To assist Payson, ADEQ is contracting with a local engineering firm to develop a compliance options report to identify viable alternatives for mitigating PFAS in the Town’s drinking water system. The report will support the Town's decision-making processes and help determine the most appropriate and cost-effective solution. Additionally, the contractor will design a service connection for Twin Lakes Mobile Home Park to the Town of Payson’s drinking water system to provide clean drinking water to the mobile home park. Future phases of these projects will include the construction of related infrastructure.

“The Town of Payson and ADEQ have successfully maintained a longstanding cooperative relationship in operating the groundwater remediation system for the Payson PCE Water Quality Assurance Revolving Fund site since 1998,” said Town of Payson Water Department Director Tanner Henry. “In concert with this partnership, we are excited that ADEQ has once again stepped up to the plate to help us with our PFAS issues. We are certainly blessed to have this opportunity to expand our groundwater treatment capabilities and continue our delivery of safe drinking water to the community.” 

Background and Resources

PFAS are a group of man-made chemicals with fire-retardant properties that have been used commercially in the United States to make products like stain and water-resistant carpet and textiles, food packaging, firefighting foam, as well as in other industrial processes. Some PFAS can accumulate in people, animals, and the environment over time. While consumer products and food are the largest source of exposure to these chemicals for most people, drinking water can be an additional source of exposure in communities where these chemicals are in water supplies. A lifetime of exposure to certain PFAS levels in drinking water is associated with negative health effects.

In anticipation of the U.S. Environmental Protection Agency (EPA) finalizing its National Primary Drinking Water Regulation for certain PFAS compounds, which will apply to approximately 950 Arizona systems, both ADEQ and public water systems have been conducting PFAS testing to identify the extent of PFAS in Arizona drinking water. While data for large systems is still being collected under EPA’s Unregulated Contaminant Monitoring Rule (UCMR) testing program, estimates from ADEQ’s ongoing sampling, which is 90 percent complete, indicate that 70 or more small water systems (serving 3,300 or fewer customers) could require PFAS mitigation when EPA’s regulation goes into effect. 

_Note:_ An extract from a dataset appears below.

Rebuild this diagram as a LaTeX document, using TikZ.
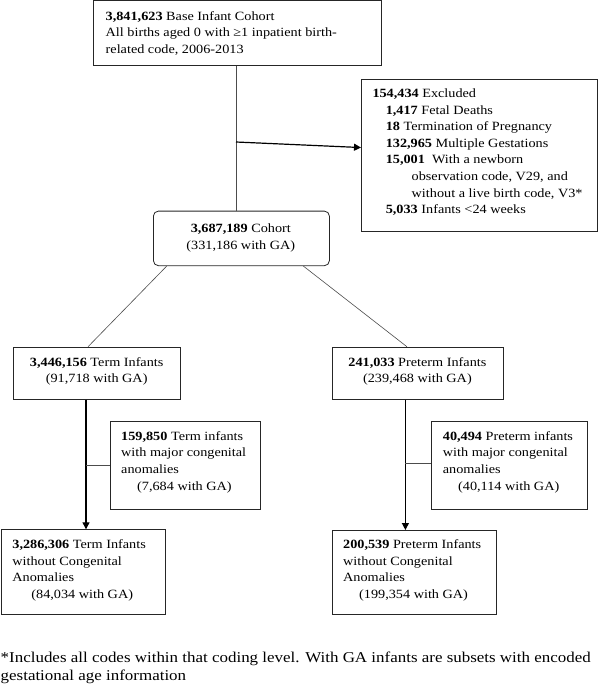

To provide support to small water systems and disadvantaged communities that will need assistance to address PFAS, ADEQ developed and is implementing a statewide drinking water PFAS mitigation plan. ADEQ’s plan leverages both $42 million in federal BIL funding and an additional $5 million in state funding and includes:

  • Testing for public drinking water systems – Confirming PFAS contamination and testing for other contaminants that can interfere with PFAS treatment.
  • Hydrogeologic evaluations – We are assessing several PFAS-impacted areas of the state where the hydrogeology is less studied. These evaluations will help drinking water providers make decisions such as removing wells from service, relocating wells, blending water, and connecting with another system.
  • Treatment and infrastructure improvements – Providing funding for the design and construction of PFAS mitigation strategies, such as connecting to a clean water source, deepening existing wells or drilling new wells, or PFAS treatment. 
  • PFAS education for drinking water professionals – Hosting a forum to discuss industry perspectives on PFAS solutions, developing technical guidance documents for engineers designing PFAS treatment systems and conducting ongoing training webinars.